## Start Records for processing
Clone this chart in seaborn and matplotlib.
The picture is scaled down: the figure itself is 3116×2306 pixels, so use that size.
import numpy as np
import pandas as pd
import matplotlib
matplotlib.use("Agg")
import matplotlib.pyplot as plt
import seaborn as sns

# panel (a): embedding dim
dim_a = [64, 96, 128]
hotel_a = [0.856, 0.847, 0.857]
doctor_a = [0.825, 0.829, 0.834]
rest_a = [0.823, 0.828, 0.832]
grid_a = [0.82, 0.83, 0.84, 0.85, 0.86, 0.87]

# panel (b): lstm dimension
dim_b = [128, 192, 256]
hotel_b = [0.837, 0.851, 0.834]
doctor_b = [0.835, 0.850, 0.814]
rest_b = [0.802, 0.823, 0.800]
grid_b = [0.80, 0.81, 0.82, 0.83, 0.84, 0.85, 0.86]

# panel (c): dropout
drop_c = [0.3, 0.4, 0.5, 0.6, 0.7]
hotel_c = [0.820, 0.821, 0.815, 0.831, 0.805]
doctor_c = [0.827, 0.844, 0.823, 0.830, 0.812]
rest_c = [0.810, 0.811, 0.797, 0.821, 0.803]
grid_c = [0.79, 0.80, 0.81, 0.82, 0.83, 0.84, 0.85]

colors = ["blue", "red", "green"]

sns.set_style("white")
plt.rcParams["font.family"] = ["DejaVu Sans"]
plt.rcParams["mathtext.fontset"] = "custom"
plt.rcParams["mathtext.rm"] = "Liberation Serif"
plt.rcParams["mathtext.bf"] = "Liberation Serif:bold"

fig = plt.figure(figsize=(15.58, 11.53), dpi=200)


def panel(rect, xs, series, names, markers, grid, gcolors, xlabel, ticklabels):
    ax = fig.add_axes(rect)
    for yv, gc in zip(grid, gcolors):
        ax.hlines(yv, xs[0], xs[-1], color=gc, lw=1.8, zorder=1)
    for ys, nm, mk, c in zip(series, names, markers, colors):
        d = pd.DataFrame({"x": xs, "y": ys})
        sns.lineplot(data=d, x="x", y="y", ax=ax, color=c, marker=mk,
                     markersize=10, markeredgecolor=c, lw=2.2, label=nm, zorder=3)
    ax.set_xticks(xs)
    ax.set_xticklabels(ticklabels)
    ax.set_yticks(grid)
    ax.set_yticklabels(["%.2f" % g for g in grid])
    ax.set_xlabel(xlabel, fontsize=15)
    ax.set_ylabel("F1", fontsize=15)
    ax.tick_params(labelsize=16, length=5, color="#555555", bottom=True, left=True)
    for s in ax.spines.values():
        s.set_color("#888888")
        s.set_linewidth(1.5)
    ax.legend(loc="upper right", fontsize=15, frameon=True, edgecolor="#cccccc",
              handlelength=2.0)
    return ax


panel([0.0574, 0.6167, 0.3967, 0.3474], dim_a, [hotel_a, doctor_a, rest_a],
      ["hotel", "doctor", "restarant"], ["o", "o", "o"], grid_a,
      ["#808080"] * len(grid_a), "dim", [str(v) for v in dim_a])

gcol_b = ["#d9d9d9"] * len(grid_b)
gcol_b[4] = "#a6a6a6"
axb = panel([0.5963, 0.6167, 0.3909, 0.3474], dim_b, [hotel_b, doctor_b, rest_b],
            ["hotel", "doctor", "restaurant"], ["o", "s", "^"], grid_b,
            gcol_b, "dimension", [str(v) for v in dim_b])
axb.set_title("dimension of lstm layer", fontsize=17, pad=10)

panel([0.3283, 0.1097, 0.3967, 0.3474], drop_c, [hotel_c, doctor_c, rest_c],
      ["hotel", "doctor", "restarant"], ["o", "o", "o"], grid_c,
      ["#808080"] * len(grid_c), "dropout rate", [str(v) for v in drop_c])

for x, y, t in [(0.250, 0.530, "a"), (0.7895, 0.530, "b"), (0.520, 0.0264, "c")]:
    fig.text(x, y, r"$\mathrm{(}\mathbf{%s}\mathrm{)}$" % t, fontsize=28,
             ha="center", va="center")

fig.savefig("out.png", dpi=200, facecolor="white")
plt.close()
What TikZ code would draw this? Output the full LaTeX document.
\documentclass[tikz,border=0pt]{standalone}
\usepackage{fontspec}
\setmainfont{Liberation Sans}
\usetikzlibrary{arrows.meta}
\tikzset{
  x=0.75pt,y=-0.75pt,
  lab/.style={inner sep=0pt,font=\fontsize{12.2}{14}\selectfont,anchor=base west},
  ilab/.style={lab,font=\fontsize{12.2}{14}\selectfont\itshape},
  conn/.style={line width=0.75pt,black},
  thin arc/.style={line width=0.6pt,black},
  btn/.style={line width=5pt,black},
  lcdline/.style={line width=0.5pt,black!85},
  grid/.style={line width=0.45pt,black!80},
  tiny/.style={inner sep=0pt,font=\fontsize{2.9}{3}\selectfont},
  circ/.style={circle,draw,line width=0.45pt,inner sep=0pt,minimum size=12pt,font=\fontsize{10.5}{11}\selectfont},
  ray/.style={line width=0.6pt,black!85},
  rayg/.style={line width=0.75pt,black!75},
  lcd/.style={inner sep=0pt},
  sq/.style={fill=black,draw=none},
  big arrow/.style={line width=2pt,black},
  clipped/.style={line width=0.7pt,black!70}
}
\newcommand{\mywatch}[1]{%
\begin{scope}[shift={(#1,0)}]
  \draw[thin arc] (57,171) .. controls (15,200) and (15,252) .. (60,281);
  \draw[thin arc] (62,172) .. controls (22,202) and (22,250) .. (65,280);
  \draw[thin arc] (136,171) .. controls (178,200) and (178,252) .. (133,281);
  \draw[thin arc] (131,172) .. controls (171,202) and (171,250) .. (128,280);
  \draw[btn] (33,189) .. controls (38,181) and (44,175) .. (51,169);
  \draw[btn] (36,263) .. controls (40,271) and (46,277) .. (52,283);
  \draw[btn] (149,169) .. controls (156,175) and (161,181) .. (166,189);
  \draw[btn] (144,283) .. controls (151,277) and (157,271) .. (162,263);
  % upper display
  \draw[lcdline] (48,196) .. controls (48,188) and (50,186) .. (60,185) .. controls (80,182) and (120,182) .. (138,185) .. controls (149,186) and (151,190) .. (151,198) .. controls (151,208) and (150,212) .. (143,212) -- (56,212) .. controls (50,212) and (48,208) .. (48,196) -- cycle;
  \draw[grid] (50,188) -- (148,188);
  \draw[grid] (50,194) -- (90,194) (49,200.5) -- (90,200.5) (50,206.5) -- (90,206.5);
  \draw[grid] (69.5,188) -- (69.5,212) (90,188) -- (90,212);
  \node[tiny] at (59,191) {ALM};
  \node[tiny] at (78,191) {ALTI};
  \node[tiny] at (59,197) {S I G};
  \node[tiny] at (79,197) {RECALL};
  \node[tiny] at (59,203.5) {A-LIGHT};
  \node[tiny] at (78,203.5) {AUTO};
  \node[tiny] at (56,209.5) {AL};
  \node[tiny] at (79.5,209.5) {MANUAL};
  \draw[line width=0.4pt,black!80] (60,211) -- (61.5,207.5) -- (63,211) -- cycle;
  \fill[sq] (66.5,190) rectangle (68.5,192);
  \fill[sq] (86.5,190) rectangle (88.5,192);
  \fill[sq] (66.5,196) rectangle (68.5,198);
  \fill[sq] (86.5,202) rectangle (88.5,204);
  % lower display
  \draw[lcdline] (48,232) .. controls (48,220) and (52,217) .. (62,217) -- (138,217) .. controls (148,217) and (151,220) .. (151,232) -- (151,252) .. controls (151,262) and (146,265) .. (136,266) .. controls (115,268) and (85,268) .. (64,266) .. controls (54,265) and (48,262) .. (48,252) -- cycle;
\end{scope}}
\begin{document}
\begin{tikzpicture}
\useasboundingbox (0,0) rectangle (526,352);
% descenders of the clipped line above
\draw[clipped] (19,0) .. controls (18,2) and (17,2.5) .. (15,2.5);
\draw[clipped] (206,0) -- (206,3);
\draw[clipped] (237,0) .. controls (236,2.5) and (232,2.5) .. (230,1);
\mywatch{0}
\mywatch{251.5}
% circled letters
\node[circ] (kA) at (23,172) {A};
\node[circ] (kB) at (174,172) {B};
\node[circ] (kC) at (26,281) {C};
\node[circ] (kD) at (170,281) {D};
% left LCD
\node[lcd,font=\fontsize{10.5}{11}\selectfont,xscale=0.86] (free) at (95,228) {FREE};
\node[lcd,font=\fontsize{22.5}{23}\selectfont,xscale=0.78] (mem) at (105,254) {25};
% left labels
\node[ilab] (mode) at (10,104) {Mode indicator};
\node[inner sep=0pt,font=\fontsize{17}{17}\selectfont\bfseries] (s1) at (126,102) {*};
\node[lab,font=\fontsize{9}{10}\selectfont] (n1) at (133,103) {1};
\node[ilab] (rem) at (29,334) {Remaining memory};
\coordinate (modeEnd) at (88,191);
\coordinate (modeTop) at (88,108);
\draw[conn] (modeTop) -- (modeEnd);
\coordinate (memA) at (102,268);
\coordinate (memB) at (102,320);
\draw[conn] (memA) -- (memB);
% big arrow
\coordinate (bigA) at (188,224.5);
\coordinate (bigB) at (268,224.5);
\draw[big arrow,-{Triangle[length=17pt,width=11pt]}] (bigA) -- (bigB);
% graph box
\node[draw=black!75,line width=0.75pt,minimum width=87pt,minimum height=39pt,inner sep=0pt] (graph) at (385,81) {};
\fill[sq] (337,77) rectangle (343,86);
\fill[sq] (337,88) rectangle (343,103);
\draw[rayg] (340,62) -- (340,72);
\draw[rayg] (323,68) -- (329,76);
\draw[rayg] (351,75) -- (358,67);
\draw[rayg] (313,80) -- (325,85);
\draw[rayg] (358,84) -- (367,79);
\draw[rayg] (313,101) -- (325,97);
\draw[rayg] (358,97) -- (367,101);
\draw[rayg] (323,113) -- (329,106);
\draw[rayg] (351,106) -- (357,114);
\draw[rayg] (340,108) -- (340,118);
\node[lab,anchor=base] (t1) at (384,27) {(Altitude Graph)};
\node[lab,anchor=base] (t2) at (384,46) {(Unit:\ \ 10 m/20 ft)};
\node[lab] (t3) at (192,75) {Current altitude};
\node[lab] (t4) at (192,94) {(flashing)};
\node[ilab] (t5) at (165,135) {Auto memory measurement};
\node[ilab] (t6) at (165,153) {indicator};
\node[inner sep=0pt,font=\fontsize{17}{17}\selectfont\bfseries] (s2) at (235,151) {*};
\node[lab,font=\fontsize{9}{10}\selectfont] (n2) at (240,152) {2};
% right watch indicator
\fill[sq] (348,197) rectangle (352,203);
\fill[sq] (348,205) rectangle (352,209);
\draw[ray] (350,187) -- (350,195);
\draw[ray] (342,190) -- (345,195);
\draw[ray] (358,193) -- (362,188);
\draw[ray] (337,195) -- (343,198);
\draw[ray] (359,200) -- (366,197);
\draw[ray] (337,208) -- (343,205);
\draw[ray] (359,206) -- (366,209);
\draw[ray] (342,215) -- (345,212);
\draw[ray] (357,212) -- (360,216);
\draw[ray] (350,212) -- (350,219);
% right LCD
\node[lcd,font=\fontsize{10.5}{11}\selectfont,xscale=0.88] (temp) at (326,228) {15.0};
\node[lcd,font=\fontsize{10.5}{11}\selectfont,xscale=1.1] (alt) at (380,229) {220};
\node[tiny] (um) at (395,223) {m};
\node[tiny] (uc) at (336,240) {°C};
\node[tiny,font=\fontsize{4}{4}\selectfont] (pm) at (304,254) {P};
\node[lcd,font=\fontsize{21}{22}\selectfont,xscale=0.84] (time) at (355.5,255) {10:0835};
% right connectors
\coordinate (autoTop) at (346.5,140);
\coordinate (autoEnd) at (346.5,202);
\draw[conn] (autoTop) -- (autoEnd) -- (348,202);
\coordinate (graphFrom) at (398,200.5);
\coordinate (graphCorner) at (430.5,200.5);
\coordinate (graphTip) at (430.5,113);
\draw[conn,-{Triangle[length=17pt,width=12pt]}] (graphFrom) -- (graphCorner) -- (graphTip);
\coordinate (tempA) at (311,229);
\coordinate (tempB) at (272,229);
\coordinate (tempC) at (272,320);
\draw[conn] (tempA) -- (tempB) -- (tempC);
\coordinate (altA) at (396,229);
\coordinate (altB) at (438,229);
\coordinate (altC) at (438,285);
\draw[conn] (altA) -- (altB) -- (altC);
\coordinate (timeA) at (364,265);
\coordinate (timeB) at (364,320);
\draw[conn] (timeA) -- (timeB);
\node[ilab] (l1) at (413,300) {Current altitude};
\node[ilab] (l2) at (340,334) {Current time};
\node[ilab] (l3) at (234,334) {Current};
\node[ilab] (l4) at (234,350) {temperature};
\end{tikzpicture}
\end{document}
## End Records for processing
- _Exercise_
Quote only the stretch of lines that starts the data above and ends with the line containing "grid_a = [0.82, 0.83, 0.84, 0.85, 0.86, 0.87]", both included.

- _Worked answer_
Clone this chart in seaborn and matplotlib.
The picture is scaled down: the figure itself is 3116×2306 pixels, so use that size.
import numpy as np
import pandas as pd
import matplotlib
matplotlib.use("Agg")
import matplotlib.pyplot as plt
import seaborn as sns

# panel (a): embedding dim
dim_a = [64, 96, 128]
hotel_a = [0.856, 0.847, 0.857]
doctor_a = [0.825, 0.829, 0.834]
rest_a = [0.823, 0.828, 0.832]
grid_a = [0.82, 0.83, 0.84, 0.85, 0.86, 0.87]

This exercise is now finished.